Another significant reason why the proposal to cut youth wages should be rejected is that it does not address the problems of skill in the labour market about which I have spoken. Another reason why the proposal should be rejected is that it is against centralised wage fixing and the accord. As I have said, we have had non-inflationary growth in this country, and that has been made possible because of the prices and wages accord. If we throw out the baby with the bath water and go back to the wages explosion, to the free market competition of wages that honourable senators opposite talk about and which they would introduce, it will militate against the whole structure and balance of the economy.

I have already mentioned that the shares of GDP have changed in favour of profits and we are now seeing investment which would perhaps return to its old levels were there to be open competition and not central wage fixing. Central wage fixing is a significant factor which ought to be supported. To remove it would be socially disruptive.

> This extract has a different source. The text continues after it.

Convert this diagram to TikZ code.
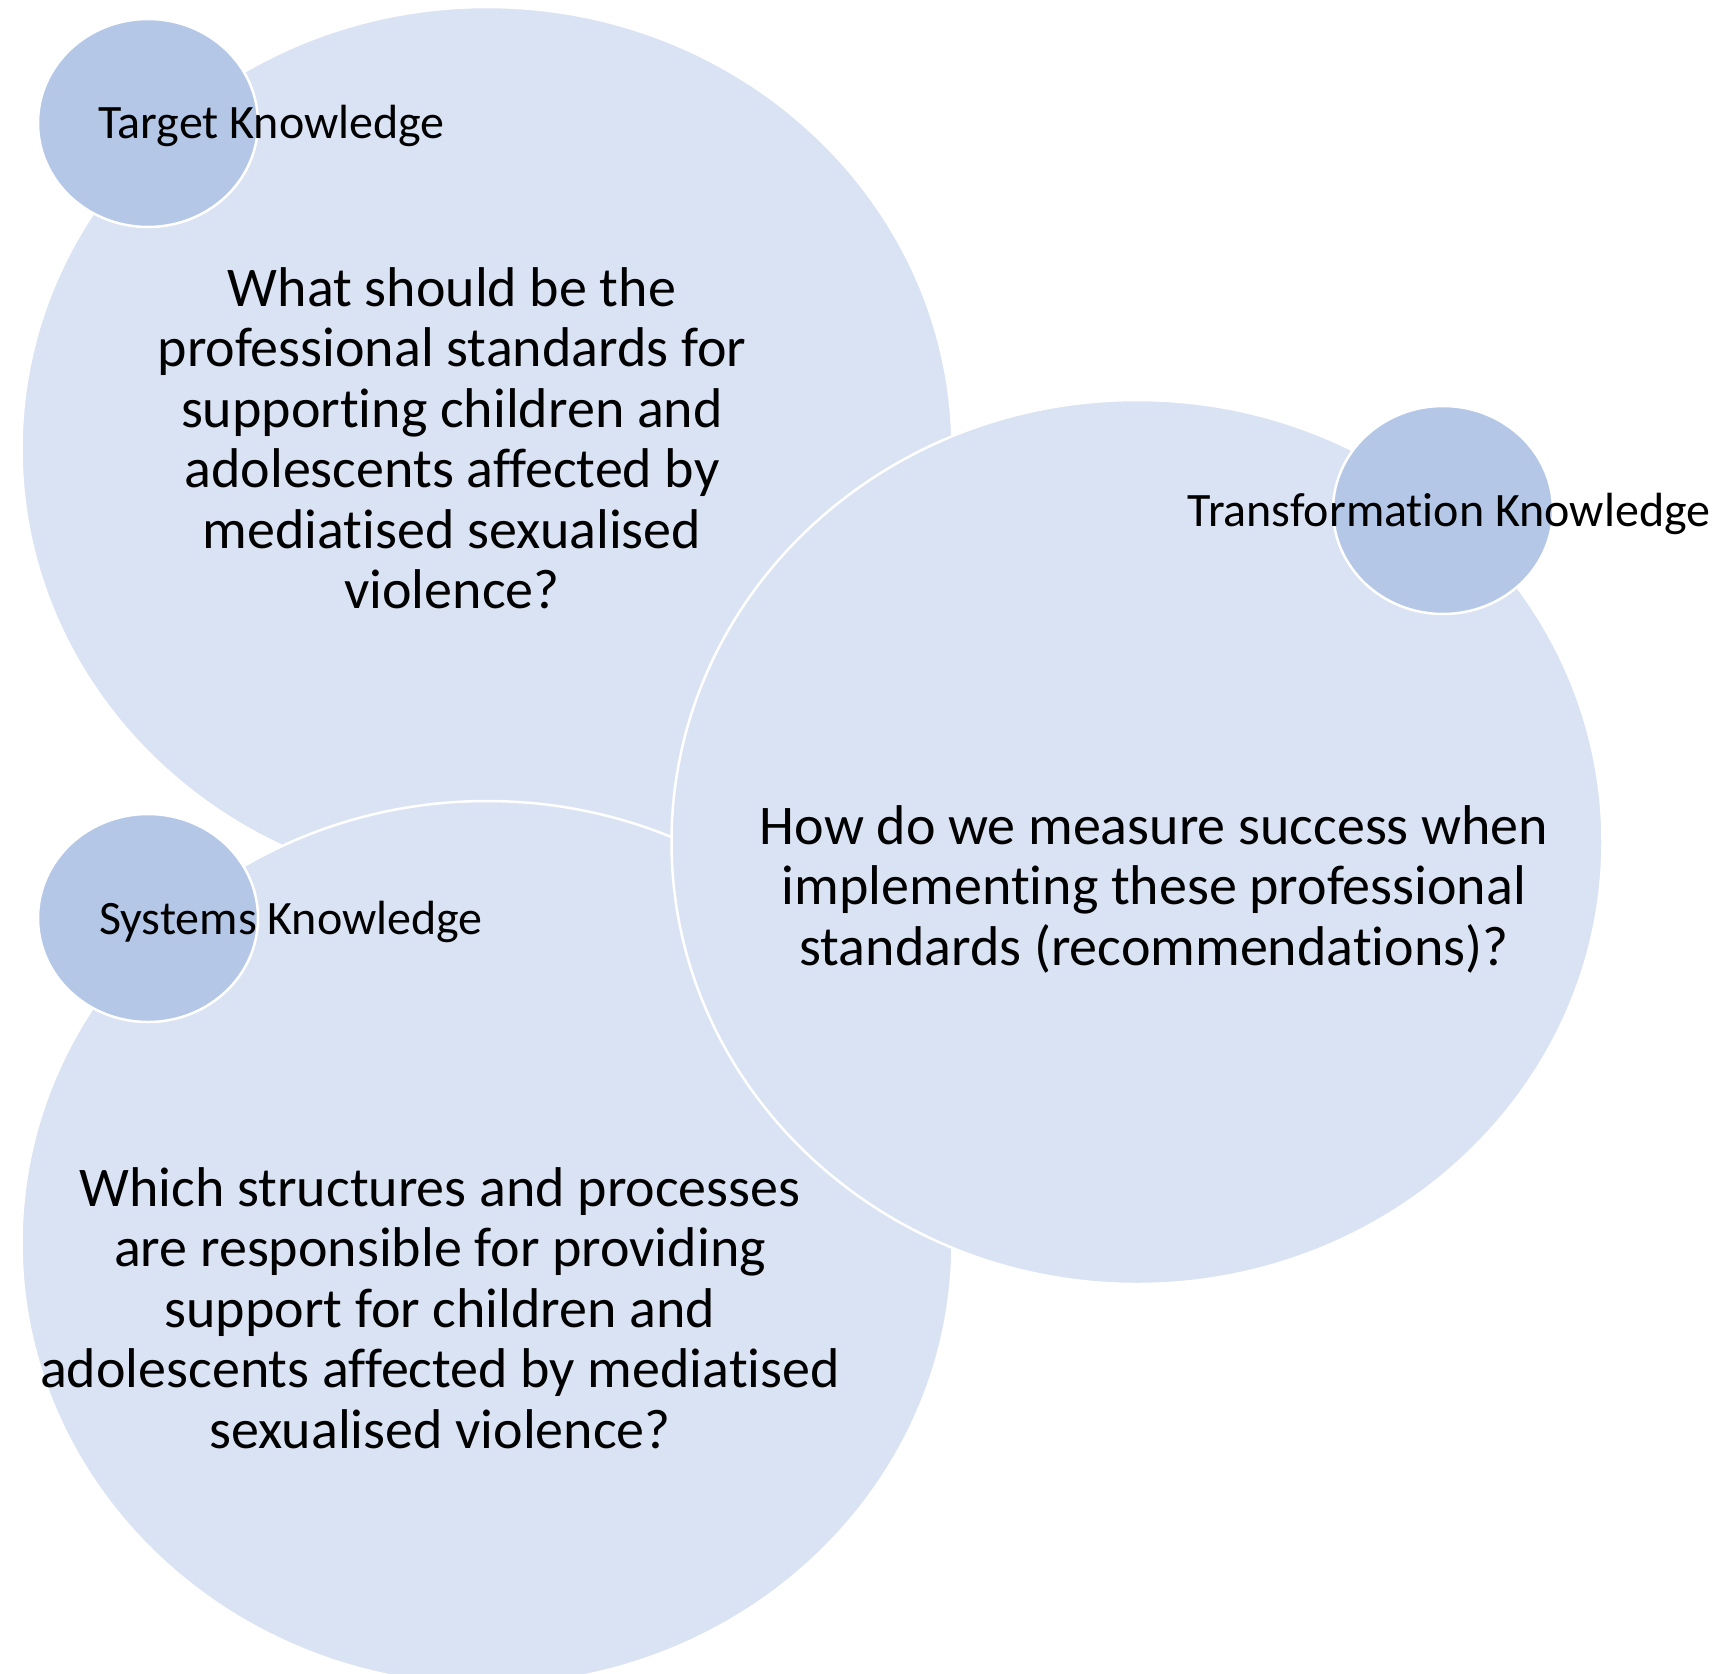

To make my final point I go back to the figures. Recently it was reported that there is a wages drift, that wages have increased by more than award increases. That raises an interesting point. It appears that most of the increases have occurred because over award wages have gone up or, to use a new term, 'incremental creep' has occurred with employers promoting employees through the wage classification structure more quickly than they would otherwise be entitled. That shows that the market for wages-I expect it to be a patchy result-is lifting above the arbitrated level of wages. That indicates that some particular classifications of skills are already in scarce demand. Whether that has translated through to youth wages is not known on the figures. However, if it has it means that the price of youth labour is now moving to a level above the award rate, which suggests that cutting award rates will have no effect on the price of youth labour. But if it means that youth wage prices have remained constant while adult wage prices have lifted, that suggests that informally the youth wage structure has not yet caught up and that informally a cut is occurring in youth wages in any case and that trend will continue to the point at which youth skills are available to meet the scarcity of demand there might be elsewhere in the economy which is causing the adult wage lift. On that basis the course which the Government has set itself is the proper course. It is a course to encourage greater training and skill at the youth end of the economy to make equal and greater opportunity for young workers to participate, not a course to cut wages.